Memory, Trauma, Confabulation, and Narrative Identity Play: An Unsettling Puzzle
Tariq Abbassi, a French experimental poet of Tunisian origin, has lost his children, his memories, as well as his ability to speak and function on his own. As an odd after-effect of his brain injury, he can now express himself fully, by his own account, only in ‘a perfectly fluent but excessively formal and florid English,’ and only in writing. He refuses to see most of his friends and family members for reasons vacillating between suspicion and guilt, and he provides convoluted and contradictory clues concerning the real cause of his brain injury. The Offering opens with Tariq’s friend Sami Mamlouk’s presentation of his role in the publishing of Tariq’s typescript after Tariq’s suicide and ends with a letter supposedly written by Tariq’s mother ‘ but these framing devices, traditionally used to add clarity to an unreliable protagonist-narrator’s account, in fact render the narrative more disquieting and perplexing. Sami describes the letter as a ‘self-addressed email’ appended to the typescript, and throughout the introduction, his general attitude and writing style are at odds with his portrayal in Tariq’s text. Moreover, subtle clues in Tariq’s typescript frame the letter as the product of Tariq’s therapeutic appropriation of the voice of the imaginary mother—infinitely loving and fully capable of expressing that love. Nonetheless, Sami did mediate between Tariq and the publishers, so he might have altered (parts of) the typescript, in spite of his claims to authenticity, in which case Sami’s approach of Tariq’s tragedy would have to be read as deeply self-involved and self-serving.

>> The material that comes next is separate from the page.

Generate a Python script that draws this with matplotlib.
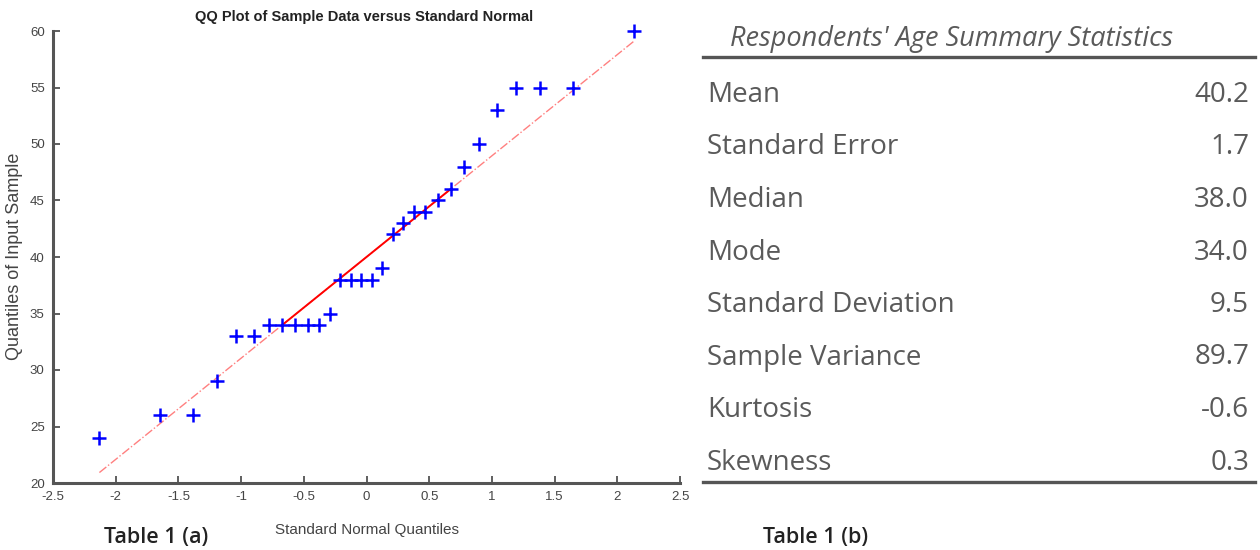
import matplotlib
matplotlib.use("Agg")
import matplotlib.pyplot as plt

# QQ plot data (standard normal quantile, sample age)
normal_q = [-2.13, -1.65, -1.38, -1.19, -1.04, -0.90, -0.78, -0.67, -0.57, -0.47,
            -0.38, -0.29, -0.21, -0.12, -0.04, 0.04, 0.12, 0.21, 0.29, 0.38,
            0.47, 0.57, 0.67, 0.78, 0.90, 1.04, 1.19, 1.38, 1.65, 2.13]
sample_q = [24, 26, 26, 29, 33, 33, 34, 34, 34, 34,
            34, 35, 38, 38, 38, 38, 39, 42, 43, 44,
            44, 45, 46, 48, 50, 53, 55, 55, 55, 60]

# quartile points the reference line goes through
quart_x = [-0.67, 0.67]
quart_y = [34, 46]

x_ticks = [-2.5, -2, -1.5, -1, -0.5, 0, 0.5, 1, 1.5, 2, 2.5]
x_tick_labels = ["-2.5", "-2", "-1.5", "-1", "-0.5", "0", "0.5", "1", "1.5", "2", "2.5"]
y_ticks = [20, 25, 30, 35, 40, 45, 50, 55, 60]

# summary table
stat_names = ["Mean", "Standard Error", "Median", "Mode", "Standard Deviation",
              "Sample Variance", "Kurtosis", "Skewness"]
stat_values = ["40.2", "1.7", "38.0", "34.0", "9.5", "89.7", "-0.6", "0.3"]

W, H = 1260, 550
narrow = ["Liberation Sans", "DejaVu Sans"]
table_font = ["Open Sans", "DejaVu Sans"]
gray = "#5a5a5a"

fig = plt.figure(figsize=(W / 100, H / 100), dpi=100)

ax = fig.add_axes([53 / W, 1 - 483 / H, (680 - 53) / W, (483 - 31) / H])
ax.plot(normal_q, sample_q, "+", color="blue", markersize=10, markeredgewidth=1.8,
        zorder=3, clip_on=False)

slope = (quart_y[1] - quart_y[0]) / (quart_x[1] - quart_x[0])
ext_x = [min(normal_q), max(normal_q)]
ext_y = [quart_y[0] + slope * (v - quart_x[0]) for v in ext_x]
ax.plot(ext_x, ext_y, linestyle="-.", color="#ff6060", linewidth=1.0, alpha=0.8)
ax.plot(quart_x, quart_y, "-", color="red", linewidth=1.4)

ax.set_xlim(-2.5, 2.5)
ax.set_ylim(20, 60)
ax.set_xticks(x_ticks)
ax.set_xticklabels(x_tick_labels, family=narrow, fontsize=9.5)
ax.set_yticks(y_ticks)
ax.set_yticklabels([str(v) for v in y_ticks], family=narrow, fontsize=9.5)
ax.tick_params(direction="in", length=5, width=1.2, colors="#444444", pad=6)
for side in ["top", "right"]:
    ax.spines[side].set_visible(False)
for side in ["left", "bottom"]:
    ax.spines[side].set_color("#555555")
    ax.spines[side].set_linewidth(2.2)

fig.text(364 / W, 1 - 17 / H, "QQ Plot of Sample Data versus Standard Normal",
         family=narrow, fontsize=10.5, weight="bold", ha="center", va="center", color="#222222")
fig.text(367 / W, 1 - 530 / H, "Standard Normal Quantiles",
         family=narrow, fontsize=11, ha="center", va="center", color="#444444")
fig.text(15 / W, 1 - 256 / H, "Quantiles of Input Sample", rotation=90,
         family=narrow, fontsize=13, ha="center", va="center", color="#444444")
fig.text(156 / W, 1 - 537 / H, "Table 1 (a)", family=table_font, fontsize=15.5,
         weight="semibold", ha="center", va="center", color="#222222")

# table panel
fig.text(952 / W, 1 - 39 / H, "Respondents' Age Summary Statistics", family=table_font,
         style="italic", fontsize=19.5, ha="center", va="center", color=gray)
fig.add_artist(plt.Line2D([703 / W, 1255 / W], [1 - 57 / H, 1 - 57 / H],
                          color="#555555", linewidth=2.4))
fig.add_artist(plt.Line2D([703 / W, 1255 / W], [1 - 482 / H, 1 - 482 / H],
                          color="#555555", linewidth=2.4))
row_y0, row_step = 95, 52.5
for i, (name, val) in enumerate(zip(stat_names, stat_values)):
    y = 1 - (row_y0 + i * row_step) / H
    fig.text(707 / W, y, name, family=table_font, fontsize=20, ha="left", va="center", color=gray)
    fig.text(1249 / W, y, val, family=table_font, fontsize=20, ha="right", va="center", color=gray)

fig.text(816 / W, 1 - 537 / H, "Table 1 (b)", family=table_font, fontsize=15.5,
         weight="semibold", ha="center", va="center", color="#222222")

fig.savefig("out.png", dpi=100)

The mystery novel structure suggested by these details (many of which emerge fairly early in the novel) is complicated in the most enticing manner by Salah el Moncef’s skillfully deceptive writing style. The typescript presumably left behind by Tariq is difficult to elucidate not just because Tariq’s recovery of his writing ‘voice’ is a painful and meandering process, but also because Tariq seems to be struggling to hide (from) the reality of his past about as much as he claims to be struggling to uncover it. At first, he appears childishly self-centered, naive, and confused—both in the way he is patching together veiled memories, photos, and journal entries and in the way he comments on past events. In a cringe-worthy episode, as he recounts the events following his wife’s departure with his sons, he expresses gratitude for the kindness and encouragement received from a deputy mayor (a client of his restaurant) while failing to notice the man’s crassly sexist remarks (an attitude that resonates with his initial inability to acknowledge the reasons for his wife’s decision to leave him). Later in the novel, as the writing style parallels Tariq’s recovery in displaying increasing stylistic and structural sophistication, the narrative becomes both more thrilling and more elusive. Even the stunningly beautiful evocations of beloved places and people in Tunisia and France are dominated by an undercurrent of mystery and dread, as the protagonist-narrator always appears to be withholding something. It remains difficult to ascertain if what Tariq continues to defer is mere factual information or something to do with his ever-morphing perception and evaluation of events. A dizzying film of authentic pain mixed with rather repulsive righteousness and self-pity stretches over Tariq’s prose. At times, the narrative invites the reader to connect with the protagonist, only to circumvent the very possibility of a connection seconds later with a swift reminder that representation is always, for multiple reasons and at multiple levels, little more than deceit.
Both the truth of representation and that of perception are subjected to scrutiny in this fascinating excursion into the depths of the mind. According to Lacan, in order to truly understand repetition compulsion, one needs to acknowledge that patients often lie about the facts as a way to tell the truth about trauma. Tariq’s (re)constructed recollection and vivid re-living of the death of his sons at the hands of heinous conspirators may appear hideously implausible and egomaniacal from an objective viewpoint but constitutes an authentic approximation of Tariq’s real pain and crushing inability to tackle his feelings of guilt. The pages leading to the closing letter offer several clues that Tariq is no longer able or willing to fuel his confabulation. The letter recreates the protagonist as an infinitely resourceful son capable of overcoming his ordeal and ready to start a new, more creative and rewarding life—a mother’s loving projection, and a more consistent and autonomous human being than the writing protagonist had ever been or could ever become. Perhaps this very realization drove Tariq to suicide. Perhaps, on the contrary, it determined him to run away from prosecution for negligent homicide, and Sami is lying to protect him. Or perhaps Tariq does not even exist—he is entirely Sami’s invention.